Given exercise:
Find the lines with "script" in them and copy them out.

Available data:
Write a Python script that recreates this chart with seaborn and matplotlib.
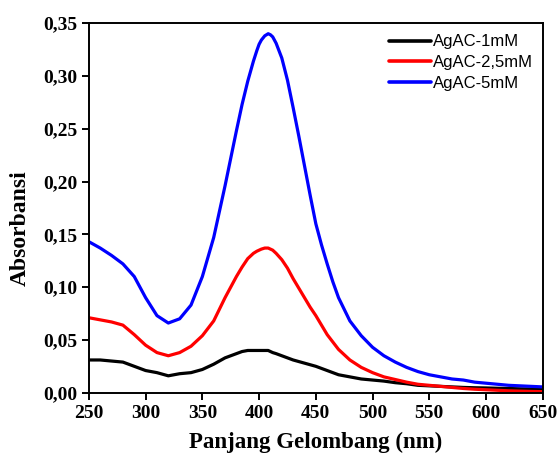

---

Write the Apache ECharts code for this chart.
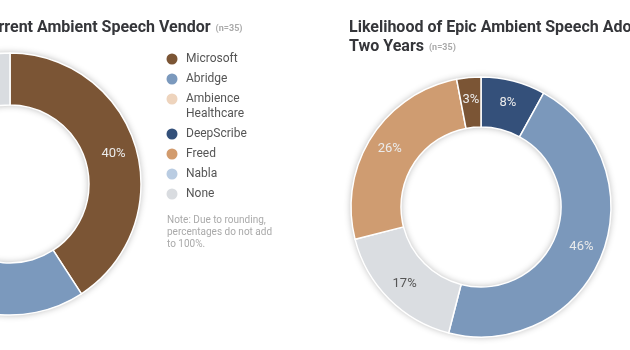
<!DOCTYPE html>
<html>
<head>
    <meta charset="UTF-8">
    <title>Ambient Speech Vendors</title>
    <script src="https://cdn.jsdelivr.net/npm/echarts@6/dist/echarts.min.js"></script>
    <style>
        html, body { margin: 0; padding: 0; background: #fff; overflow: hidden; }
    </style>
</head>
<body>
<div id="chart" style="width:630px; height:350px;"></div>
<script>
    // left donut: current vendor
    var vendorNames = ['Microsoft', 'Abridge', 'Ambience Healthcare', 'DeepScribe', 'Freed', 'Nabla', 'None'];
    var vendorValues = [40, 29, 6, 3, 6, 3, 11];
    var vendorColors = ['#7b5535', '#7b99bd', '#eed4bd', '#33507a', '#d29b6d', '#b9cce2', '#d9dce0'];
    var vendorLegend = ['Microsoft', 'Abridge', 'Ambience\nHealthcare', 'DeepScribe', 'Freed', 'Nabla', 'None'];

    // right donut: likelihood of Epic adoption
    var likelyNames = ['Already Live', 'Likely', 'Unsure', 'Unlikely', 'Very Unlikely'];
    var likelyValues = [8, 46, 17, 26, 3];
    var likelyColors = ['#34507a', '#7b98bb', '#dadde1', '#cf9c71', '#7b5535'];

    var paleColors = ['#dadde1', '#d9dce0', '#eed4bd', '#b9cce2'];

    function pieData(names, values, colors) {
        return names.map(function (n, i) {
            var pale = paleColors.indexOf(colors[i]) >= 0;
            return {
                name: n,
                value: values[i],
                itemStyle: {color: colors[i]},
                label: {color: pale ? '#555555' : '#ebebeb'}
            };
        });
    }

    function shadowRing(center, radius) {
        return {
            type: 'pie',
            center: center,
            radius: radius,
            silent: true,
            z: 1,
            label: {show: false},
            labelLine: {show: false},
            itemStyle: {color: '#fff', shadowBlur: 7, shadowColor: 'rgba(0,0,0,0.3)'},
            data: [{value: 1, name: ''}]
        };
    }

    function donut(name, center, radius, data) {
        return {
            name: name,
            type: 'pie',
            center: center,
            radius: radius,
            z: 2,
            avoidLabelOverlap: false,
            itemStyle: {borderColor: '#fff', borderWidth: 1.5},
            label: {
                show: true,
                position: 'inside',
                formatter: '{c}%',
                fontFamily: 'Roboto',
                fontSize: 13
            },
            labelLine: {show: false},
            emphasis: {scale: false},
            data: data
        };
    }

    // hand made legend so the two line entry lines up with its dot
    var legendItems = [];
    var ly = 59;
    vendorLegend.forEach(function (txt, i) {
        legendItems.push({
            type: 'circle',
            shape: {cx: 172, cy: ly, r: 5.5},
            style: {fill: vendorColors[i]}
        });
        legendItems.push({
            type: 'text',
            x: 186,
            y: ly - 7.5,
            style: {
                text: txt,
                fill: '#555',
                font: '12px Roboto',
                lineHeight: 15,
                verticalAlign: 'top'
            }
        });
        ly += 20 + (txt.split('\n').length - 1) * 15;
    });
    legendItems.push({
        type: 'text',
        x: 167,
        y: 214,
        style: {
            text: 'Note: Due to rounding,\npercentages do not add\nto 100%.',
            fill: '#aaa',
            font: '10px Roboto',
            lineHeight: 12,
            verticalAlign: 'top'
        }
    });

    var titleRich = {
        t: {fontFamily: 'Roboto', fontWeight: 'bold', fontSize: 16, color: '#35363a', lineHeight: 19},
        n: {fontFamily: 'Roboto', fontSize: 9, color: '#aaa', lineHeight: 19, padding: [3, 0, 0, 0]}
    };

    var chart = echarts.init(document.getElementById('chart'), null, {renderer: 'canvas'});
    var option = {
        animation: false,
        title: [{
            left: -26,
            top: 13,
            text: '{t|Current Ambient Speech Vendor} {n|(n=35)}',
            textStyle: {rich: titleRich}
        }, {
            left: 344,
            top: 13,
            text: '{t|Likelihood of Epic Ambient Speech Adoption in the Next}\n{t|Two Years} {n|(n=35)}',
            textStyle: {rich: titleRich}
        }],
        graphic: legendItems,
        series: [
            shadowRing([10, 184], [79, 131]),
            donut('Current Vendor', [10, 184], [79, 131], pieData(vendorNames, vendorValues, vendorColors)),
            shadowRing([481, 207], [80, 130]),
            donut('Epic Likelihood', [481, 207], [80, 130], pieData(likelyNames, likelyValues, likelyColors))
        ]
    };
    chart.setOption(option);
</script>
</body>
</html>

Written answer:
Write a Python script that recreates this chart with seaborn and matplotlib.
    <script src="https://cdn.jsdelivr.net/npm/echarts@6/dist/echarts.min.js"></script>
<script>
</script>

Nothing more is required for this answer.